Once we've been carried though something difficult in life, we tend to notice when others need to be carried when maybe we wouldn't have noticed before. We relate. We understand. We can be more compassionate. Each new suffering I realize how selfish I have been in the past. I realize how I just didn't understand what someone was going through. I really didn't realize how much they needed to be carried or exactly how they needed to be helped. And I try to open my eyes, to notice more often when and what someone needs.
But beyond noticing, I need to lend a hand. And not just a passing, "I'll pray for you" or a pat on the back. To carry someone means to commit my whole self, to be ready for the whole weight of their burden, and to see it through. The same way those young men committed to carrying their uncle.
It might take a lot of time, it might be a huge sacrifice. And I might feel ill-equipped and just too tired from my own struggles. But I think, the true secret to carrying others and being carried is that we must first be carried by Jesus, in whom we receive all of our strength. "it is a sign of the fidelity born of love, for those who put their faith in God can also be faithful to others. They do not desert others in bad times; they accompany them in their anxiety and distress, even though doing so may not bring immediate satisfaction." Rejoice and Be Glad, Pope Francis 2018
If I put my faith in God, I can be faithful to others. If I allow God to carry me, I will be able to carry others.
This is the message of the cross, in order to help we must be brought to our lowest. We must need in order to give. We must be humiliated in order to hold power.

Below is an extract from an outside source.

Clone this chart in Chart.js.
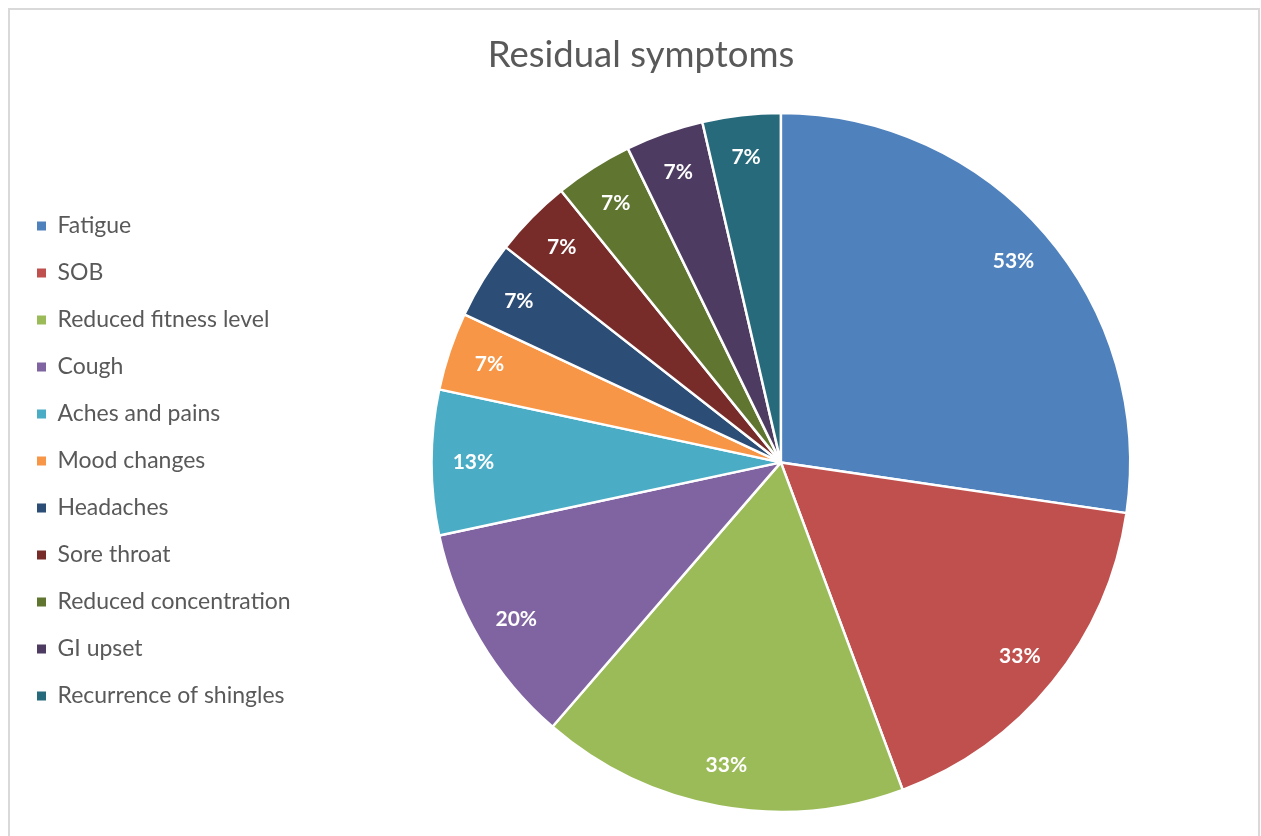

I am being carried right now. By friends who listen and share their company when the quiet days in my house get too long. By meals shared. By so much PRAYER. I am so incredibly grateful to be carried by you and by God. I don't enjoy being having to be carried, I would much rather be the carrier, but here is where God has allowed me to be, so I will open my eyes and take in the lessons. I will appreciate that God is using this to help me grow in virtue, to grow in mission, so that I can better carry someone else someday. Because today good people lifted my burden with a visit, a text message and an email. Today I could breathe easier than yesterday and could be joyful with my children. Because someone carried me, I could carry my children. Can you ease someone's burden today?